## Start Record list

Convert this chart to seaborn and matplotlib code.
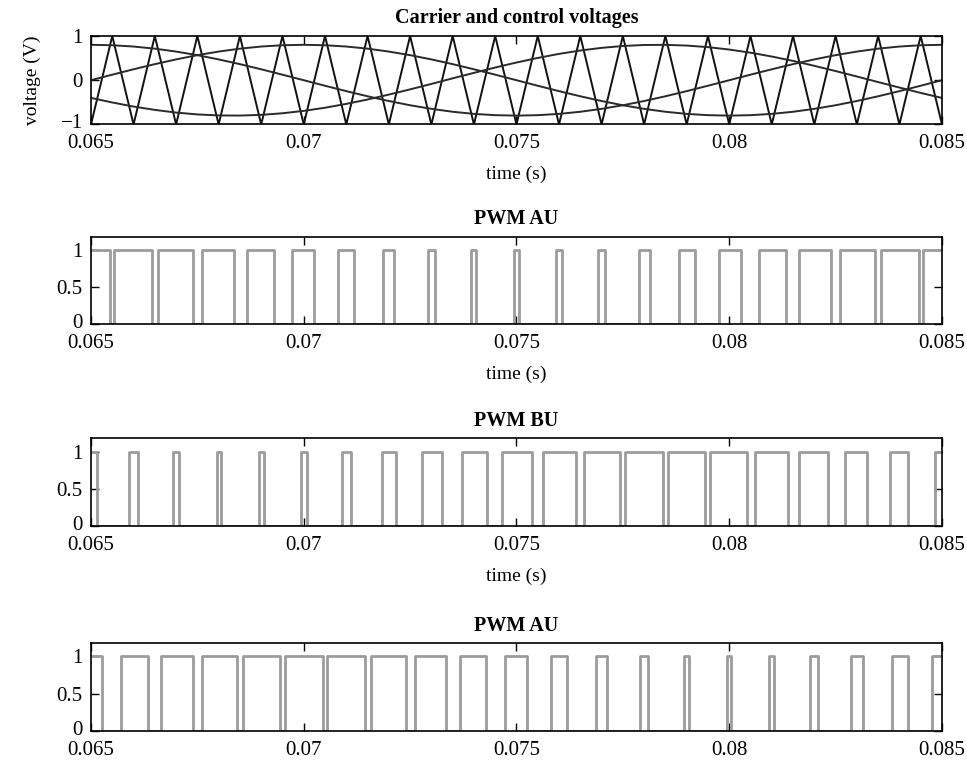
import numpy as np
import matplotlib
matplotlib.use("Agg")
import matplotlib.pyplot as plt
import matplotlib.transforms as mtransforms
import seaborn as sns

# time grid of the carrier corners and control samples (ms)
t_ms = [65.0, 65.5, 66.0, 66.5, 67.0, 67.5, 68.0, 68.5, 69.0, 69.5,
        70.0, 70.5, 71.0, 71.5, 72.0, 72.5, 73.0, 73.5, 74.0, 74.5,
        75.0, 75.5, 76.0, 76.5, 77.0, 77.5, 78.0, 78.5, 79.0, 79.5,
        80.0, 80.5, 81.0, 81.5, 82.0, 82.5, 83.0, 83.5, 84.0, 84.5, 85.0]

# triangular carrier corners (V)
carrier = [-1, 1, -1, 1, -1, 1, -1, 1, -1, 1,
           -1, 1, -1, 1, -1, 1, -1, 1, -1, 1,
           -1, 1, -1, 1, -1, 1, -1, 1, -1, 1,
           -1, 1, -1, 1, -1, 1, -1, 1, -1, 1, -1]

# control voltages (V)
ctrl_au = [0.800, 0.790, 0.761, 0.713, 0.647, 0.566, 0.470, 0.363, 0.247, 0.125,
           0.000, -0.125, -0.247, -0.363, -0.470, -0.566, -0.647, -0.713, -0.761, -0.790,
           -0.800, -0.790, -0.761, -0.713, -0.647, -0.566, -0.470, -0.363, -0.247, -0.125,
           0.000, 0.125, 0.247, 0.363, 0.470, 0.566, 0.647, 0.713, 0.761, 0.790, 0.800]
ctrl_bu = [-0.400, -0.503, -0.595, -0.671, -0.731, -0.773, -0.796, -0.799, -0.783, -0.747,
           -0.693, -0.622, -0.535, -0.436, -0.325, -0.207, -0.084, 0.042, 0.166, 0.287,
           0.400, 0.503, 0.595, 0.671, 0.731, 0.773, 0.796, 0.799, 0.783, 0.747,
           0.693, 0.622, 0.535, 0.436, 0.325, 0.207, 0.084, -0.042, -0.166, -0.287, -0.400]
ctrl_cu = [0.000, 0.125, 0.247, 0.363, 0.470, 0.566, 0.647, 0.713, 0.761, 0.790,
           0.800, 0.790, 0.761, 0.713, 0.647, 0.566, 0.470, 0.363, 0.247, 0.125,
           0.000, -0.125, -0.247, -0.363, -0.470, -0.566, -0.647, -0.713, -0.761, -0.790,
           -0.800, -0.790, -0.761, -0.713, -0.647, -0.566, -0.470, -0.363, -0.247, -0.125, 0.000]

# switching instants of the gate signals (ms), all start high
edges_au = [65.45, 65.55, 66.43, 66.57, 67.40, 67.61, 68.35, 68.67, 69.29, 69.73,
            70.24, 70.80, 71.18, 71.86, 72.13, 72.91, 73.09, 73.94, 74.06, 74.95,
            75.05, 75.94, 76.06, 76.91, 77.09, 77.87, 78.14, 78.82, 79.20, 79.76,
            80.27, 80.71, 81.33, 81.65, 82.39, 82.60, 83.43, 83.57, 84.45, 84.55]
edges_bu = [65.14, 65.89, 66.10, 66.93, 67.07, 67.95, 68.05, 68.95, 69.06, 69.93,
            70.08, 70.89, 71.12, 71.84, 72.18, 72.78, 73.24, 73.73, 74.31, 74.67,
            75.37, 75.62, 76.41, 76.58, 77.44, 77.56, 78.45, 78.55, 79.44, 79.56,
            80.41, 80.60, 81.37, 81.65, 82.31, 82.71, 83.25, 83.78, 84.20, 84.84]
edges_cu = [65.27, 65.71, 66.33, 66.65, 67.39, 67.60, 68.43, 68.57, 69.45, 69.55,
            70.45, 70.55, 71.43, 71.57, 72.40, 72.61, 73.35, 73.67, 74.29, 74.73,
            75.24, 75.80, 76.18, 76.86, 77.13, 77.91, 78.09, 78.94, 79.06, 79.95,
            80.05, 80.94, 81.06, 81.91, 82.09, 82.87, 83.14, 83.82, 84.20, 84.76]

titles = ["Carrier and control voltages", "PWM AU", "PWM BU", "PWM AU"]
x_ticks = [0.065, 0.07, 0.075, 0.08, 0.085]
x_ticklabels = ["0.065", "0.07", "0.075", "0.08", "0.085"]

sns.set_theme(style="ticks")
plt.rcParams["font.family"] = ["Liberation Serif", "DejaVu Serif"]
plt.rcParams.update({
    "font.size": 15,
    "text.color": "black",
    "axes.labelcolor": "black",
    "axes.edgecolor": "black",
    "axes.linewidth": 1.2,
    "xtick.color": "black",
    "ytick.color": "black",
    "xtick.labelsize": 15,
    "ytick.labelsize": 15,
    "xtick.direction": "in",
    "ytick.direction": "in",
    "xtick.top": True,
    "ytick.right": True,
    "xtick.major.size": 6,
    "ytick.major.size": 6,
    "xtick.major.width": 1.0,
    "ytick.major.width": 1.0,
    "xtick.major.pad": 7,
    "ytick.major.pad": 6,
})

t_s = np.array(t_ms) / 1000.0


def gate_steps(edges):
    # square wave: starts at 1 and toggles at every edge
    xs = [65.0] + edges + [85.0]
    ys = [(i + 1) % 2 for i in range(len(edges) + 1)]
    ys = ys + [ys[-1]]
    return np.array(xs) / 1000.0, np.array(ys)


fig = plt.figure(figsize=(9.67, 7.65), dpi=100)
boxes = [[0.0941, 0.8373, 0.8800, 0.1157],
         [0.0941, 0.5765, 0.8800, 0.1137],
         [0.0941, 0.3124, 0.8800, 0.1146],
         [0.0941, 0.0444, 0.8800, 0.1150]]
axes = [fig.add_axes(b) for b in boxes]

# carrier and control voltages
ax = axes[0]
sns.lineplot(x=t_s, y=carrier, ax=ax, color="#111111", lw=1.4, sort=False, estimator=None)
for c in (ctrl_au, ctrl_bu, ctrl_cu):
    sns.lineplot(x=t_s, y=c, ax=ax, color="#2a2a2a", lw=1.4, sort=False, estimator=None)
ax.set_ylim(-1, 1)
ax.set_yticks([-1, 0, 1])
ax.set_ylabel("voltage (V)", fontsize=14, labelpad=14)

# gate signals
for ax, edges in zip(axes[1:], (edges_au, edges_bu, edges_cu)):
    xs, ys = gate_steps(edges)
    sns.lineplot(x=xs, y=ys, ax=ax, color="#9c9c9c", lw=2.0, drawstyle="steps-post",
                 sort=False, estimator=None)
    ax.set_ylim(0, 1.18)
    ax.set_yticks([0, 0.5, 1])
    ax.set_yticklabels(["0", "0.5", "1"])

lift = mtransforms.ScaledTranslation(0, 2.5 / 72, fig.dpi_scale_trans)
for i, ax in enumerate(axes):
    ax.set_xlim(0.065, 0.085)
    ax.set_xticks(x_ticks)
    ax.set_xticklabels(x_ticklabels)
    ax.set_title(titles[i], fontsize=14.5, fontweight="bold", pad=9)
    if i < 3:
        ax.set_xlabel("time (s)", fontsize=14, labelpad=9)
    for s in ax.spines.values():
        s.set_visible(True)
        s.set_color("black")
    # lowest y label sits just above the corner x label
    low = ax.get_yticklabels()[0]
    low.set_transform(low.get_transform() + lift)

fig.savefig("out.png", dpi=100)
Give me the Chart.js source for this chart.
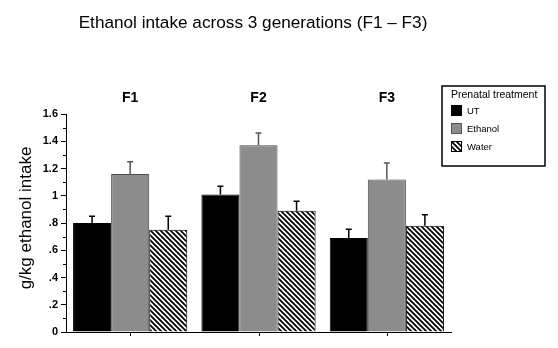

## End Record list

## Task
Write the entries above out again exactly, but not the pictures.

## Exercise response
Convert this chart to seaborn and matplotlib code.
import numpy as np
import matplotlib
matplotlib.use("Agg")
import matplotlib.pyplot as plt
import matplotlib.transforms as mtransforms
import seaborn as sns

# time grid of the carrier corners and control samples (ms)
t_ms = [65.0, 65.5, 66.0, 66.5, 67.0, 67.5, 68.0, 68.5, 69.0, 69.5,
        70.0, 70.5, 71.0, 71.5, 72.0, 72.5, 73.0, 73.5, 74.0, 74.5,
        75.0, 75.5, 76.0, 76.5, 77.0, 77.5, 78.0, 78.5, 79.0, 79.5,
        80.0, 80.5, 81.0, 81.5, 82.0, 82.5, 83.0, 83.5, 84.0, 84.5, 85.0]

# triangular carrier corners (V)
carrier = [-1, 1, -1, 1, -1, 1, -1, 1, -1, 1,
           -1, 1, -1, 1, -1, 1, -1, 1, -1, 1,
           -1, 1, -1, 1, -1, 1, -1, 1, -1, 1,
           -1, 1, -1, 1, -1, 1, -1, 1, -1, 1, -1]

# control voltages (V)
ctrl_au = [0.800, 0.790, 0.761, 0.713, 0.647, 0.566, 0.470, 0.363, 0.247, 0.125,
           0.000, -0.125, -0.247, -0.363, -0.470, -0.566, -0.647, -0.713, -0.761, -0.790,
           -0.800, -0.790, -0.761, -0.713, -0.647, -0.566, -0.470, -0.363, -0.247, -0.125,
           0.000, 0.125, 0.247, 0.363, 0.470, 0.566, 0.647, 0.713, 0.761, 0.790, 0.800]
ctrl_bu = [-0.400, -0.503, -0.595, -0.671, -0.731, -0.773, -0.796, -0.799, -0.783, -0.747,
           -0.693, -0.622, -0.535, -0.436, -0.325, -0.207, -0.084, 0.042, 0.166, 0.287,
           0.400, 0.503, 0.595, 0.671, 0.731, 0.773, 0.796, 0.799, 0.783, 0.747,
           0.693, 0.622, 0.535, 0.436, 0.325, 0.207, 0.084, -0.042, -0.166, -0.287, -0.400]
ctrl_cu = [0.000, 0.125, 0.247, 0.363, 0.470, 0.566, 0.647, 0.713, 0.761, 0.790,
           0.800, 0.790, 0.761, 0.713, 0.647, 0.566, 0.470, 0.363, 0.247, 0.125,
           0.000, -0.125, -0.247, -0.363, -0.470, -0.566, -0.647, -0.713, -0.761, -0.790,
           -0.800, -0.790, -0.761, -0.713, -0.647, -0.566, -0.470, -0.363, -0.247, -0.125, 0.000]

# switching instants of the gate signals (ms), all start high
edges_au = [65.45, 65.55, 66.43, 66.57, 67.40, 67.61, 68.35, 68.67, 69.29, 69.73,
            70.24, 70.80, 71.18, 71.86, 72.13, 72.91, 73.09, 73.94, 74.06, 74.95,
            75.05, 75.94, 76.06, 76.91, 77.09, 77.87, 78.14, 78.82, 79.20, 79.76,
            80.27, 80.71, 81.33, 81.65, 82.39, 82.60, 83.43, 83.57, 84.45, 84.55]
edges_bu = [65.14, 65.89, 66.10, 66.93, 67.07, 67.95, 68.05, 68.95, 69.06, 69.93,
            70.08, 70.89, 71.12, 71.84, 72.18, 72.78, 73.24, 73.73, 74.31, 74.67,
            75.37, 75.62, 76.41, 76.58, 77.44, 77.56, 78.45, 78.55, 79.44, 79.56,
            80.41, 80.60, 81.37, 81.65, 82.31, 82.71, 83.25, 83.78, 84.20, 84.84]
edges_cu = [65.27, 65.71, 66.33, 66.65, 67.39, 67.60, 68.43, 68.57, 69.45, 69.55,
            70.45, 70.55, 71.43, 71.57, 72.40, 72.61, 73.35, 73.67, 74.29, 74.73,
            75.24, 75.80, 76.18, 76.86, 77.13, 77.91, 78.09, 78.94, 79.06, 79.95,
            80.05, 80.94, 81.06, 81.91, 82.09, 82.87, 83.14, 83.82, 84.20, 84.76]

titles = ["Carrier and control voltages", "PWM AU", "PWM BU", "PWM AU"]
x_ticks = [0.065, 0.07, 0.075, 0.08, 0.085]
x_ticklabels = ["0.065", "0.07", "0.075", "0.08", "0.085"]

sns.set_theme(style="ticks")
plt.rcParams["font.family"] = ["Liberation Serif", "DejaVu Serif"]
plt.rcParams.update({
    "font.size": 15,
    "text.color": "black",
    "axes.labelcolor": "black",
    "axes.edgecolor": "black",
    "axes.linewidth": 1.2,
    "xtick.color": "black",
    "ytick.color": "black",
    "xtick.labelsize": 15,
    "ytick.labelsize": 15,
    "xtick.direction": "in",
    "ytick.direction": "in",
    "xtick.top": True,
    "ytick.right": True,
    "xtick.major.size": 6,
    "ytick.major.size": 6,
    "xtick.major.width": 1.0,
    "ytick.major.width": 1.0,
    "xtick.major.pad": 7,
    "ytick.major.pad": 6,
})

t_s = np.array(t_ms) / 1000.0


def gate_steps(edges):
    # square wave: starts at 1 and toggles at every edge
    xs = [65.0] + edges + [85.0]
    ys = [(i + 1) % 2 for i in range(len(edges) + 1)]
    ys = ys + [ys[-1]]
    return np.array(xs) / 1000.0, np.array(ys)


fig = plt.figure(figsize=(9.67, 7.65), dpi=100)
boxes = [[0.0941, 0.8373, 0.8800, 0.1157],
         [0.0941, 0.5765, 0.8800, 0.1137],
         [0.0941, 0.3124, 0.8800, 0.1146],
         [0.0941, 0.0444, 0.8800, 0.1150]]
axes = [fig.add_axes(b) for b in boxes]

# carrier and control voltages
ax = axes[0]
sns.lineplot(x=t_s, y=carrier, ax=ax, color="#111111", lw=1.4, sort=False, estimator=None)
for c in (ctrl_au, ctrl_bu, ctrl_cu):
    sns.lineplot(x=t_s, y=c, ax=ax, color="#2a2a2a", lw=1.4, sort=False, estimator=None)
ax.set_ylim(-1, 1)
ax.set_yticks([-1, 0, 1])
ax.set_ylabel("voltage (V)", fontsize=14, labelpad=14)

# gate signals
for ax, edges in zip(axes[1:], (edges_au, edges_bu, edges_cu)):
    xs, ys = gate_steps(edges)
    sns.lineplot(x=xs, y=ys, ax=ax, color="#9c9c9c", lw=2.0, drawstyle="steps-post",
                 sort=False, estimator=None)
    ax.set_ylim(0, 1.18)
    ax.set_yticks([0, 0.5, 1])
    ax.set_yticklabels(["0", "0.5", "1"])

lift = mtransforms.ScaledTranslation(0, 2.5 / 72, fig.dpi_scale_trans)
for i, ax in enumerate(axes):
    ax.set_xlim(0.065, 0.085)
    ax.set_xticks(x_ticks)
    ax.set_xticklabels(x_ticklabels)
    ax.set_title(titles[i], fontsize=14.5, fontweight="bold", pad=9)
    if i < 3:
        ax.set_xlabel("time (s)", fontsize=14, labelpad=9)
    for s in ax.spines.values():
        s.set_visible(True)
        s.set_color("black")
    # lowest y label sits just above the corner x label
    low = ax.get_yticklabels()[0]
    low.set_transform(low.get_transform() + lift)

fig.savefig("out.png", dpi=100)
Give me the Chart.js source for this chart.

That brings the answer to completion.